Was soll am 1. Mai geschehen?

Aus: Berliner Volks-Tribüne Nr. 12, 22. März 1890

Nur noch eine kurze Spanne Zeit trennt uns von diesem Tage. Es ist daher notwendig, mit aller Kraft die Agitation zur Feier der Achtstundenbewegung in die Hand zu nehmen, die Massen aufzuklären, damit der Sieg der Arbeiterschaft am 1. Mai sich mit dem vom 20. Februar [1] deckt.

Die Agitation für die Verkürzung der Arbeitszeit ist jetzt um so notwendiger, da auf dem Programm der internationalen Arbeiterschutz-Konferenz sich nichts findet, was die Einführung eines Maximalarbeitstages bedingt. Zeigen wir daher, dass wir die Verkürzung der Arbeitszeit wollen.

Wie kann dies geschehen?

In allen Industriestädten, in denen starke Organisationen bestehen, ist der 1. Mai ein Feiertag. Alle Gewerke ruhen! Die Unternehmer sind hiervon rechtzeitig zu benachrichtigen. Im Laufe des Vormittags finden öffentliche Versammlungen statt mit der Tagesordnung: „Die Achtstundenbewegung.“ Der Nachmittag gehört der Familie. Hinaus ins Freie!

In allen anderen Orten, in denen keine ausgeprägt starken Arbeiter-Organisationen bestehen, der Proklamierung des Feiertags Schwierigkeiten im Wege stehen, mag irgend einer der Interessenten zu einer den Verhältnissen des Ortes entsprechenden Zeit ebenfalls eine öffentliche Versammlung mit dem gleichen Thema einberufen.

Also: überall, in dem kleinsten Flecken Deutschlands, am 1. Mai öffentliche Versammlungen, das gleiche Thema und die gleiche Begeisterung für die Verkürzung der Arbeitszeit!

Die in den Versammlungen zu fassenden Resolutionen sind mit Angabe der Anzahl der Beteiligten an die Arbeitervertreter im Reichstage zu senden.

Ferner: In allen Versammlungen arrangiere man eine Massenpetition, das Material kann durch die Expedition der „Berliner Volks-Tribüne“ im Laufe der nächsten Woche bezogen werden. Sollten wider Erwarten die Versammlungen verboten werden, so ist dennoch die Unterschriftensammlung vorzunehmen und die ausgefüllten Petitionsbögen mit Angabe der Gründe des Verbotes der Versammlung sind an die Unterzeichneten einzusenden.

 

1 ½ Millionen Stimmen am 20. Februar!
2 Millionen Unterschriften am 1. Mai!

Das sei die Parole.

 

Berlin, Ende März 1890

 

Th.
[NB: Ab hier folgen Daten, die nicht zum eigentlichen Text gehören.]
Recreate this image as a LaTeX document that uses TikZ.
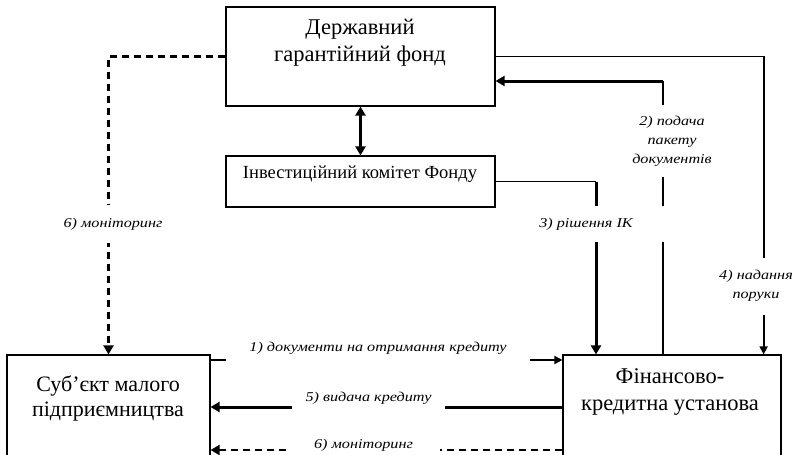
\documentclass[tikz,border=0pt]{standalone}
\usepackage{fontspec}
\setmainfont{Liberation Serif}
\newfontfamily\labfont[FakeStretch=1.2]{Liberation Serif}
\usetikzlibrary{arrows.meta}
\begin{document}
\begin{tikzpicture}[x=1pt,y=-1pt,
  every node/.style={inner sep=0pt},
  boxstyle/.style={draw, line width=1.2pt},
  boxtext/.style={align=center, font=\fontsize{22.5}{27}\selectfont},
  lab/.style={fill=white, align=center, font=\labfont\itshape\fontsize{13.5}{19}\selectfont},
  thinline/.style={line width=1.3pt},
  medline/.style={line width=1.8pt},
  thickline/.style={line width=3pt},
  dashline/.style={line width=2.5pt, dash pattern=on 7pt off 5pt},
  tipthick/.style={-{Triangle[length=9pt,width=10pt]}},
  tipthin/.style={-{Triangle[length=8pt,width=8pt]}},
  tipboth/.style={{Triangle[length=9pt,width=10pt]}-{Triangle[length=9pt,width=10pt]}}
]
\useasboundingbox (0,0) rectangle (798,455);
% boxes
\node[boxstyle, minimum width=269pt, minimum height=99pt] (top) at (360.5,56.5) {};
\node[boxstyle, minimum width=269pt, minimum height=51pt] (inner) at (360.5,181.5) {};
\node[boxstyle, minimum width=203pt, minimum height=120pt] (sme) at (108.5,415) {};
\node[boxstyle, minimum width=218pt, minimum height=120pt] (bank) at (672,415) {};
\node[boxtext] (toptext) at (360,43) {Державний\\гарантійний фонд};
\node[boxtext, font=\fontsize{18.5}{20}\selectfont] (innertext) at (360,174) {Інвестиційний комітет Фонду};
\node[boxtext, font=\fontsize{22}{25}\selectfont] (smetext) at (108,398) {Суб’єкт малого\\підприємництва};
\node[boxtext] (banktext) at (670,392) {Фінансово-\\кредитна установа};
% connectors
\draw[dashline, tipthick] (top.west) -| (sme.north);
\draw[medline, tipthin] (top.east) -| ([xshift=-18pt]bank.north east);
\coordinate (c2) at (663,81);
\draw[thinline] ([xshift=-9pt]bank.north) -- (c2);
\draw[thickline, tipthick] (c2) -- (c2 -| top.east);
\coordinate (c3) at (596,181.5);
\draw[thinline] (inner.east) -- (c3);
\draw[thickline, tipthick] (c3) -- (c3 |- bank.north);
\draw[thickline, tipboth] (top.south) -- (inner.north);
\draw[medline, tipthin] ([yshift=55pt]sme.east) -- ([yshift=55pt]bank.west);
\draw[thickline, tipthick] ([yshift=8pt]bank.west) -- ([yshift=8pt]sme.east);
\draw[dashline, tipthick] ([yshift=-35pt]bank.west) -- ([yshift=-35pt]sme.east);
% labels
\node[lab, minimum height=38pt] (l6a) at (113,224) {6) моніторинг};
\node[lab, minimum height=72pt] (l2) at (672,141) {2) подача\\пакету\\документів};
\node[lab, minimum width=160pt, minimum height=36pt] (l3) at (586,224) {3) рішення ІК};
\node[lab, minimum height=57pt] (l4) at (756,286) {4) надання\\поруки};
\node[lab, minimum width=304pt, minimum height=30pt] (l1) at (378,348) {1) документи на отримання кредиту};
\node[lab, minimum width=153pt, minimum height=24pt] (l5) at (368.5,398) {5) видача кредиту};
\node[lab, minimum width=153pt, minimum height=24pt] (l6b) at (363.5,445) {6) моніторинг};
\end{tikzpicture}
\end{document}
Glocke, Expedient, Lausitzerstr. 52, III; M. Baginsky, Schuhmacher, City-Passage; Alb. Schmidt, Buchdrucker, Oranienstr. 23; W. Schweitzer, Maler, Dennewitzstr. 26; Julius Wernau, Maurer, Zionskirchplatz 2; E. Wiedemann, Tischler, Wendenstr. 2, IV; Oskar Wilcke, Gürtler, Stralauer Brücke 4, Quergeb. IV; Fritz Zubeil, Tischler, Waldemarstr. 72; Max Schippel, Redakteur, Friedrichshagen; J. Hartmann, Metallarbeiter, Reichenbergerstr. 73.


[1] Bei den Reichstagswahlen vom 20. Februar 1890 wurde die Sozialdemokratie mit ca. 1,4 Millionen Stimmen stärkste Partei, ihr Stimmenanteil verdoppelte sich seit den Wahlen von 1887 annähernd auf 19,7%.